Once you’ve found a designer that seems to meet your needs, have an introduction over the phone, Zoom, or if feasible, at your actual place of business. The objective of your early meetings should both be to decide if they are the right fit for you as well as give them all the necessary background to create a design which captures the essence of your business. Be certain to tell the designer specifically what types of merchandise you want to make e.g. textiles, ceramics, and/or papers, as that will inform their final product.
Depending on the terms of your contract with a freelancer or by whichever means you have secured a design for your merchandise, the next step is getting that design on a shirt or a mug!
Sourcing Your Materials
While all-in-one tee shirt companies have been on the digital market for several years, these options are equally notorious for making quick, bulk, and often lower-quality products. Company branded merchandise for small businesses is a great means for small businesses themselves to patronize more small businesses in their communities. Consider partnering with a local printer or silk-screening company to manufacture your merchandise. If you want to sell sewn baseball caps or more intricately stitched merchandise, however, your local options may be more limited. The same can be said about ceramic companies, as most multi-kiln factories manufacture in India and China.
High-Quality Online Sourcing Options
Shopify: While Shopify largely operates as a print-on-demand company, its design tools and quick turnaround for bulk orders makes them a great option for either selling merchandise in-store or online.
Teespring: Teespring is uniquely upfront about the quality of the textiles used to make your custom shirts.
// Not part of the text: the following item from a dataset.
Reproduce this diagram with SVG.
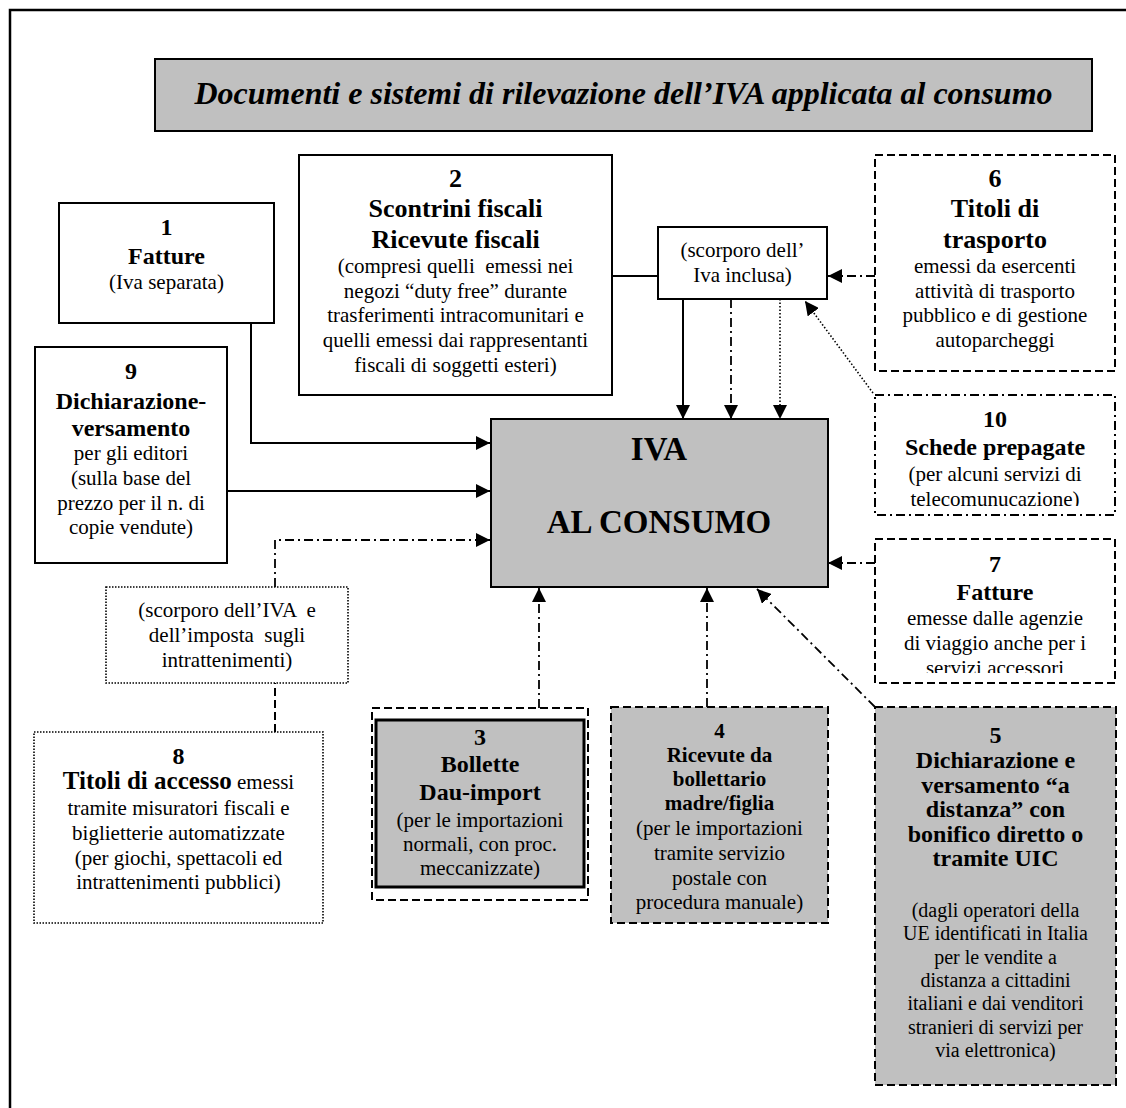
<svg xmlns="http://www.w3.org/2000/svg" width="1126" height="1108" viewBox="0 0 1126 1108">
<style>
text{font-family:"Liberation Serif","Times New Roman",serif;fill:#000;text-anchor:middle}
.b{font-weight:bold}
.box{fill:#fff;stroke:#000;stroke-width:2}
.gray{fill:#c0c0c0}
.dash{stroke-dasharray:8 4}
.dot{stroke-dasharray:1.5 1.5;stroke-width:1.6}
.dashdot{stroke-dasharray:9 4 2 4}
.ln{fill:none;stroke:#000;stroke-width:2}
.lndd{fill:none;stroke:#000;stroke-width:1.8;stroke-dasharray:9 4 2 4}
.lndot{fill:none;stroke:#000;stroke-width:1.6;stroke-dasharray:1.5 2}
.lndash{fill:none;stroke:#000;stroke-width:2;stroke-dasharray:8 4}
</style>
<defs>
<marker id="ah" markerUnits="userSpaceOnUse" markerWidth="14" markerHeight="14" refX="14" refY="7" orient="auto">
<path d="M0,0 L14,7 L0,14 z" fill="#000"/>
</marker>
<clipPath id="c10"><rect x="875" y="395" width="240" height="111"/></clipPath>
<clipPath id="c7"><rect x="875" y="539" width="240" height="134"/></clipPath>
</defs>
<rect width="1126" height="1108" fill="#fff"/>
<path d="M10,1120 V10 H1130" fill="none" stroke="#000" stroke-width="2.5"/>

<g id="title">
<rect x="155" y="59" width="937" height="72" class="box gray"/>
<text x="623.5" y="104" class="b" font-style="italic" font-size="32">Documenti e sistemi di rilevazione dell’IVA applicata al consumo</text>
</g>

<g id="connectors">
<path d="M251,323 V443 H490" class="ln" marker-end="url(#ah)"/>
<path d="M227,491 H490" class="ln" marker-end="url(#ah)"/>
<path d="M612,276 H658" class="ln"/>
<path d="M875,276 H828" class="lndd" marker-end="url(#ah)"/>
<path d="M683,299 V419" class="ln" marker-end="url(#ah)"/>
<path d="M731,299 V419" class="lndd" marker-end="url(#ah)"/>
<path d="M780,299 V419" class="lndot" marker-end="url(#ah)"/>
<path d="M873,393 L805,301" class="lndot" marker-end="url(#ah)"/>
<path d="M875,563 H828" class="lndd" marker-end="url(#ah)"/>
<path d="M875,707 L757,589" class="lndd" marker-end="url(#ah)"/>
<path d="M707,707 V588" class="lndd" marker-end="url(#ah)"/>
<path d="M539,708 V588" class="lndd" marker-end="url(#ah)"/>
<path d="M275,587 V540 H490" class="lndd" marker-end="url(#ah)"/>
<path d="M275,732 V683" class="lndash"/>
</g>

<g id="n1">
<rect x="59" y="203" width="215" height="120" class="box"/>
<text x="166.5" y="235" class="b" font-size="24">1</text>
<text x="166.5" y="264" class="b" font-size="24">Fatture</text>
<text x="166.5" y="289" font-size="21">(Iva separata)</text>
</g>

<g id="n2">
<rect x="299" y="155" width="313" height="240" class="box"/>
<text x="455.5" y="187" class="b" font-size="26">2</text>
<text x="455.5" y="217" class="b" font-size="26">Scontrini fiscali</text>
<text x="455.5" y="248" class="b" font-size="26">Ricevute fiscali</text>
<text x="455.5" y="273" font-size="21" xml:space="preserve">(compresi quelli  emessi nei</text>
<text x="455.5" y="298" font-size="21">negozi “duty free” durante</text>
<text x="455.5" y="322" font-size="21">trasferimenti intracomunitari e</text>
<text x="455.5" y="347" font-size="21">quelli emessi dai rappresentanti</text>
<text x="455.5" y="372" font-size="21">fiscali di soggetti esteri)</text>
</g>

<g id="nscorporo">
<rect x="658" y="227" width="169" height="72" class="box"/>
<text x="742.5" y="257" font-size="21">(scorporo dell’</text>
<text x="742.5" y="282" font-size="21">Iva inclusa)</text>
</g>

<g id="n6">
<rect x="875" y="155" width="240" height="216" class="box dash"/>
<text x="995" y="187" class="b" font-size="26">6</text>
<text x="995" y="217" class="b" font-size="26">Titoli di</text>
<text x="995" y="248" class="b" font-size="26">trasporto</text>
<text x="995" y="273" font-size="21">emessi da esercenti</text>
<text x="995" y="298" font-size="21">attività di trasporto</text>
<text x="995" y="322" font-size="21">pubblico e di gestione</text>
<text x="995" y="347" font-size="21">autoparcheggi</text>
</g>

<g id="n9">
<rect x="35" y="347" width="192" height="216" class="box"/>
<text x="131" y="379" class="b" font-size="24">9</text>
<text x="131" y="409" class="b" font-size="24">Dichiarazione-</text>
<text x="131" y="436" class="b" font-size="24">versamento</text>
<text x="131" y="460" font-size="21">per gli editori</text>
<text x="131" y="485" font-size="21">(sulla base del</text>
<text x="131" y="510" font-size="21">prezzo per il n. di</text>
<text x="131" y="534" font-size="21">copie vendute)</text>
</g>

<g id="niva">
<rect x="491" y="419" width="337" height="168" class="box gray" stroke-width="2.5"/>
<text x="659" y="460" class="b" font-size="33">IVA</text>
<text x="659" y="533" class="b" font-size="33">AL CONSUMO</text>
</g>

<g id="n10">
<rect x="875" y="395" width="240" height="120" class="box dashdot"/>
<g clip-path="url(#c10)">
<text x="995" y="427" class="b" font-size="24">10</text>
<text x="995" y="455" class="b" font-size="24">Schede prepagate</text>
<text x="995" y="481" font-size="21">(per alcuni servizi di</text>
<text x="995" y="506" font-size="21">telecomunucazione)</text>
</g>
</g>

<g id="n7">
<rect x="875" y="539" width="240" height="144" class="box dash"/>
<g clip-path="url(#c7)">
<text x="995" y="572" class="b" font-size="24">7</text>
<text x="995" y="600" class="b" font-size="24">Fatture</text>
<text x="995" y="625" font-size="21">emesse dalle agenzie</text>
<text x="995" y="650" font-size="21">di viaggio anche per i</text>
<text x="995" y="675" font-size="21">servizi accessori</text>
</g>
</g>

<g id="nscorporo2">
<rect x="106" y="587" width="242" height="96" class="box dot"/>
<text x="227" y="617" font-size="21" xml:space="preserve">(scorporo dell’IVA  e</text>
<text x="227" y="642" font-size="21" xml:space="preserve">dell’imposta  sugli</text>
<text x="227" y="667" font-size="21">intrattenimenti)</text>
</g>

<g id="n8">
<rect x="34" y="732" width="289" height="191" class="box dot"/>
<text x="178.5" y="764" class="b" font-size="24">8</text>
<text x="178.5" y="789"><tspan class="b" font-size="25">Titoli di accesso</tspan><tspan font-size="21"> emessi</tspan></text>
<text x="178.5" y="815" font-size="21">tramite misuratori fiscali e</text>
<text x="178.5" y="840" font-size="21">biglietterie automatizzate</text>
<text x="178.5" y="865" font-size="21">(per giochi, spettacoli ed</text>
<text x="178.5" y="889" font-size="21">intrattenimenti pubblici)</text>
</g>

<g id="n3">
<rect x="372" y="708" width="216" height="192" class="box dash"/>
<rect x="376" y="720" width="208" height="167" class="gray" stroke="#000" stroke-width="3"/>
<text x="480" y="745" class="b" font-size="24">3</text>
<text x="480" y="772" class="b" font-size="24">Bollette</text>
<text x="480" y="800" class="b" font-size="24">Dau-import</text>
<text x="480" y="827" font-size="21">(per le importazioni</text>
<text x="480" y="851" font-size="21">normali, con proc.</text>
<text x="480" y="875" font-size="21">meccanizzate)</text>
</g>

<g id="n4">
<rect x="611" y="707" width="217" height="216" class="box gray dash"/>
<text x="719.5" y="738" class="b" font-size="21">4</text>
<text x="719.5" y="762" class="b" font-size="21">Ricevute da</text>
<text x="719.5" y="786" class="b" font-size="21">bollettario</text>
<text x="719.5" y="810" class="b" font-size="21">madre/figlia</text>
<text x="719.5" y="835" font-size="21">(per le importazioni</text>
<text x="719.5" y="860" font-size="21">tramite servizio</text>
<text x="719.5" y="885" font-size="21">postale con</text>
<text x="719.5" y="909" font-size="21">procedura manuale)</text>
</g>

<g id="n5">
<rect x="875" y="707" width="241" height="378" class="box gray dash"/>
<text x="995.5" y="743" class="b" font-size="24">5</text>
<text x="995.5" y="768" class="b" font-size="24">Dichiarazione e</text>
<text x="995.5" y="793" class="b" font-size="24">versamento “a</text>
<text x="995.5" y="817" class="b" font-size="24">distanza” con</text>
<text x="995.5" y="842" class="b" font-size="24">bonifico diretto o</text>
<text x="995.5" y="866" class="b" font-size="24">tramite UIC</text>
<text x="995.5" y="917" font-size="20">(dagli operatori della</text>
<text x="995.5" y="940" font-size="20">UE identificati in Italia</text>
<text x="995.5" y="964" font-size="20">per le vendite a</text>
<text x="995.5" y="987" font-size="20">distanza a cittadini</text>
<text x="995.5" y="1010" font-size="20">italiani e dai venditori</text>
<text x="995.5" y="1034" font-size="20">stranieri di servizi per</text>
<text x="995.5" y="1057" font-size="20">via elettronica)</text>
</g>
</svg>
Teespring allows users to individually choose between basic Hanes tees and far more premium sources like Next Level tees.
Custom Ink: Custom Ink is an old favorite (and old reliable) choice for custom tees shirts. Their online custom shirt builder tool is user-friendly even to non-designers and their pricing models allow for lucrative discounts when buying in bulk.
Be certain to order a mock-up of each product before making a full order. While mock-ups will likely be complimentary when working with a local partner, you may have to go out of your way to pay for a mock-up or sample if you choose to work with an online company.
Selling Your Merchandise
Your company merchandise should meet customers where they shop: if you are a primarily brick and mortar shop, selling the merchandise alongside your products is a no brainer. There are, however, some benefits to selling your merchandise wholly online. If you end up drafting your merchandise on a large online platform like Shopify or Teespring, you can take advantage of the platforms’ print-on-demand business model; this means that instead of buying merchandise in bulk and potentially over or under evaluating demand, these platforms will print only as many shirts, mugs, etc. as are requested by your customers. Be mindful, however, that print-on-demand services often take considerably longer to ship to customers compared to already printed, bulk-bought shirts. Since customers will have to order their merchandise online, your small business would likely need to already have a strong online customer base to use print-on-demand successfully. Between these two methods are more than a few compromises but the choice between either model will likely be simple for small businesses in the moment
If you choose to sell your merchandise on-hand at your business, consider setting up a test run. Instead of ordering 100 to 1,000 shirts, perhaps order 25 or 125 respectively. While customers will likely be enthusiastic about merchandise when asked hypothetically, whether they will buy the merchandise in the moment is an entirely separate variable.
Merchandise to Match Your Business
The last thing your company merchandise should look like is a cash grab. Delicately sourcing your textiles and using a design you are proud of are simply a must; the people who are most likely to buy and wear your merchandise are equally the customers and clients who patronize your business the most. Merchandise is a great way to create another potential revenue stream, while giving your customers an easy way to show their connection with a brand they love. Added bonus – anytime a customer wears/uses your branded merchandise, it’s free advertising for you!